Reaching the trailhead requires driving 9 miles off Highway 12. The access road, part of which crosses private land, is closed during times of high fire danger, so it’s a good idea to call ahead for conditions.
Despite the showers the weekend I went, the parking lot still was nearly full.
Seeing Cathedral Falls -- about a mile up the trail -- for the first time is an “oh wow” moment. “You can’t believe it,” McCredie said.
A flat ribbon of water whooshes over the cliff face and tumbles into a pool below.
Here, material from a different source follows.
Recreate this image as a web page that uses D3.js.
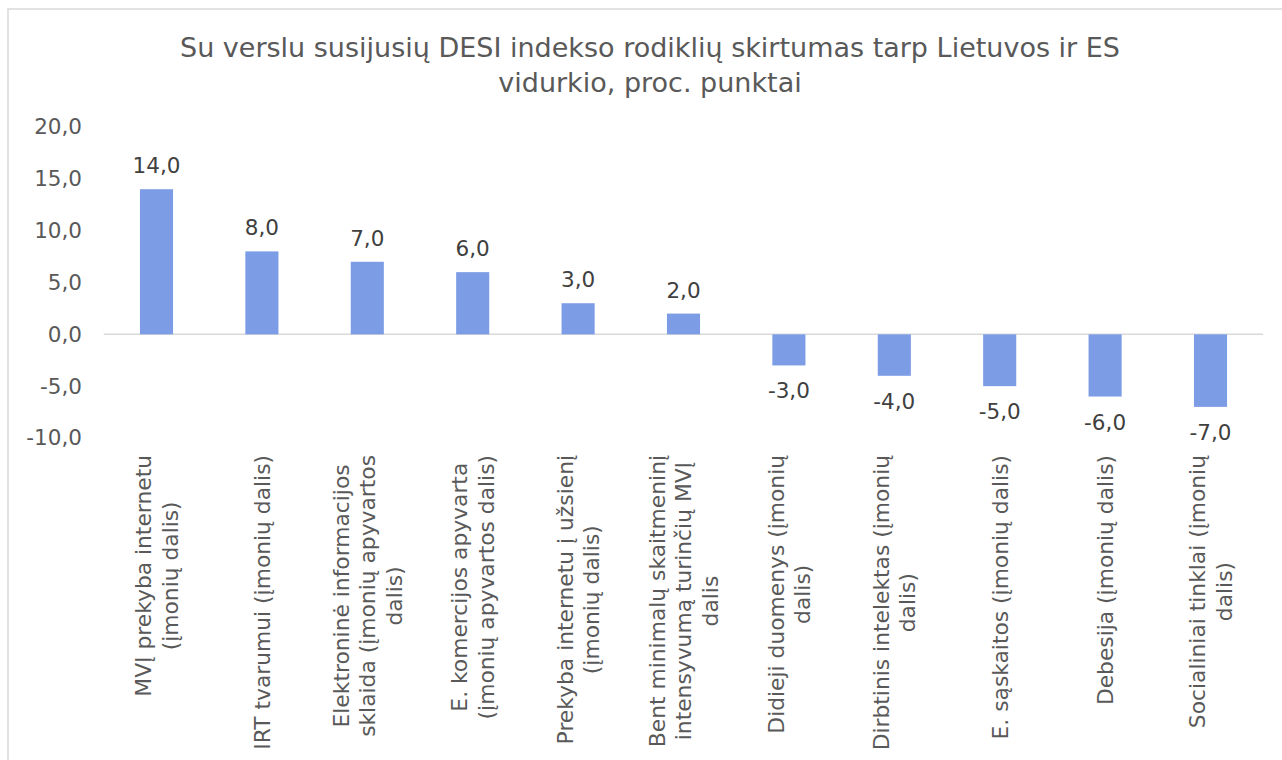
<!DOCTYPE html>
<html><head><meta charset="utf-8">
<script src="https://cdn.jsdelivr.net/npm/d3@7"></script>
<style>
body{margin:0;background:#fff;}
svg{display:block;font-family:"DejaVu Sans",Verdana,sans-serif;}
</style>
</head><body>
<svg id="c" width="1282" height="760"></svg>
<script>
const titleLines = ["Su verslu susijusių DESI indekso rodiklių skirtumas tarp Lietuvos ir ES", "vidurkio, proc. punktai"];
const categories = [
  "MVĮ prekyba internetu (įmonių dalis)",
  "IRT tvarumui (įmonių dalis)",
  "Elektroninė informacijos sklaida (įmonių apyvartos dalis)",
  "E. komercijos apyvarta (įmonių apyvartos dalis)",
  "Prekyba internetu į užsienį (įmonių dalis)",
  "Bent minimalų skaitmeninį intensyvumą turinčių MVĮ dalis",
  "Didieji duomenys (įmonių dalis)",
  "Dirbtinis intelektas (įmonių dalis)",
  "E. sąskaitos (įmonių dalis)",
  "Debesija (įmonių dalis)",
  "Socialiniai tinklai (įmonių dalis)"
];
const categoryLines = [
  ["MVĮ prekyba internetu", "(įmonių dalis)"],
  ["IRT tvarumui (įmonių dalis)"],
  ["Elektroninė informacijos", "sklaida (įmonių apyvartos", "dalis)"],
  ["E. komercijos apyvarta", "(įmonių apyvartos dalis)"],
  ["Prekyba internetu į užsienį", "(įmonių dalis)"],
  ["Bent minimalų skaitmeninį", "intensyvumą turinčių MVĮ", "dalis"],
  ["Didieji duomenys (įmonių", "dalis)"],
  ["Dirbtinis intelektas (įmonių", "dalis)"],
  ["E. sąskaitos (įmonių dalis)"],
  ["Debesija (įmonių dalis)"],
  ["Socialiniai tinklai (įmonių", "dalis)"]
];
const values = [14.0, 8.0, 7.0, 6.0, 3.0, 2.0, -3.0, -4.0, -5.0, -6.0, -7.0];
const yTicks = [-10, -5, 0, 5, 10, 15, 20];

const fmt = d3.formatLocale({decimal: ",", thousands: " ", grouping: [3], currency: ["", "€"], minus: "-"}).format(".1f");

const svg = d3.select("#c");
const textColor = "#595959";
const labelColor = "#404040";
const barColor = "#7c9de6";

// chart frame
svg.append("rect").attr("x", 8).attr("y", 9).attr("width", 1300).attr("height", 800)
  .attr("fill", "#fff").attr("stroke", "#d9d9d9").attr("stroke-width", 1.5);

// title
svg.append("g").selectAll("text").data(titleLines).join("text")
  .attr("x", 650).attr("y", (d, i) => 57 + i * 35)
  .attr("text-anchor", "middle").attr("fill", textColor)
  .style("font-size", "27px").text(d => d);

const x = d3.scaleBand().domain(categories).range([103.8, 1263.2]).paddingInner(0.686).paddingOuter(0.343);
const y = d3.scaleLinear().domain([-10, 20]).range([438, 127]);

// y axis
const yAxis = svg.append("g").attr("transform", "translate(90,0)")
  .call(d3.axisLeft(y).tickValues(yTicks).tickSize(0).tickPadding(8).tickFormat(fmt));
yAxis.select(".domain").remove();
yAxis.selectAll("text").attr("fill", textColor).style("font-size", "21.5px")
  .style("font-family", '"DejaVu Sans",Verdana,sans-serif');

// zero line
svg.append("line").attr("x1", x.range()[0]).attr("x2", x.range()[1])
  .attr("y1", y(0)).attr("y2", y(0)).attr("stroke", "#d9d9d9").attr("stroke-width", 1.5);

// bars
svg.append("g").selectAll("rect").data(values).join("rect")
  .attr("x", (d, i) => x(categories[i]))
  .attr("y", d => Math.min(y(d), y(0)))
  .attr("width", x.bandwidth())
  .attr("height", d => Math.abs(y(d) - y(0)))
  .attr("fill", barColor);

// data labels
svg.append("g").selectAll("text").data(values).join("text")
  .attr("x", (d, i) => x(categories[i]) + x.bandwidth() / 2)
  .attr("y", d => d >= 0 ? y(d) - 16 : y(d) + 33)
  .attr("text-anchor", "middle").attr("fill", labelColor)
  .style("font-size", "21.5px").text(d => fmt(d));

// category labels (rotated, wrapped)
const lh = 26.5, fs = 21.8;
const catG = svg.append("g");
categoryLines.forEach((lines, i) => {
  const cx = x(categories[i]) + x.bandwidth() / 2;
  const g = catG.append("g").attr("transform", `translate(${cx},455) rotate(-90)`);
  const texts = g.selectAll("text").data(lines).join("text")
    .attr("text-anchor", "middle").attr("fill", textColor)
    .style("font-size", fs + "px")
    .attr("y", (d, j) => (j - (lines.length - 1) / 2) * lh + fs * 0.36)
    .text(d => d);
  let W = 0;
  texts.each(function() { W = Math.max(W, this.getComputedTextLength()); });
  texts.attr("x", -W / 2);
});
</script>
</body></html>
For the best view, climb down a steep, damp side track, though the scenery is fine from the main trail too.
Cathedral Falls is so-named for the cavernous space behind it, which is fun place for kids to play in the mist. It’s also called Leona Falls -- the man who designed the trail for the Forest Service told The Daily News in 1995 that he named it after a romantic interest and relatives.
Many people who visit the trail probably go no farther, through they’ll miss marveling at old growth trees which line the trail past Cathedral Falls. That section of trail crosses a rock ledge where the trail was blasted along a cliff, so small children need a guiding hand.
Two miles from the trailhead is the junction with Tumwater Trail 218, which climbs steeply to Tumwater Peak.
For more falls, stay on Goat Creek Trail 205, which climbs steadily along one of the creek’s forks.
This time of year, crossing side streams require rock hopping. About 4 miles from the parking lot, a slippery log serves as a makeshift stream crossing. It looked too dicey for me with a full pack, so I switched to sandals and waded across the creek, which was only a few inches deep.
Just past that crossing, the small unnamed lake at 3,800 feet elevation would be another good turnaround point for a day hike.
I spent the night at one of the moderately nice campsites at the lake.
Travelers with a lot of hauling capacity had thoughtfully left a dozen bright 5 plastic buckets and several folded blue tarps to decorate the area, though one of the buckets came in handy as a cover for lighting my stove in the rain.
I saw a few fish rise on the lake, but the marshy shores made access difficult for casting.
Above the lake, the trail climbs steadily to a ridge at 4,700 feet elevation.
One spur trails climbs to the summit of Vanson Peak, elevation 4,940 feet, which on a clear day reportedly has views of Mount Adams, Mount Rainier, Riffe Lake and the northern end of the Mount St. Helens blast zone.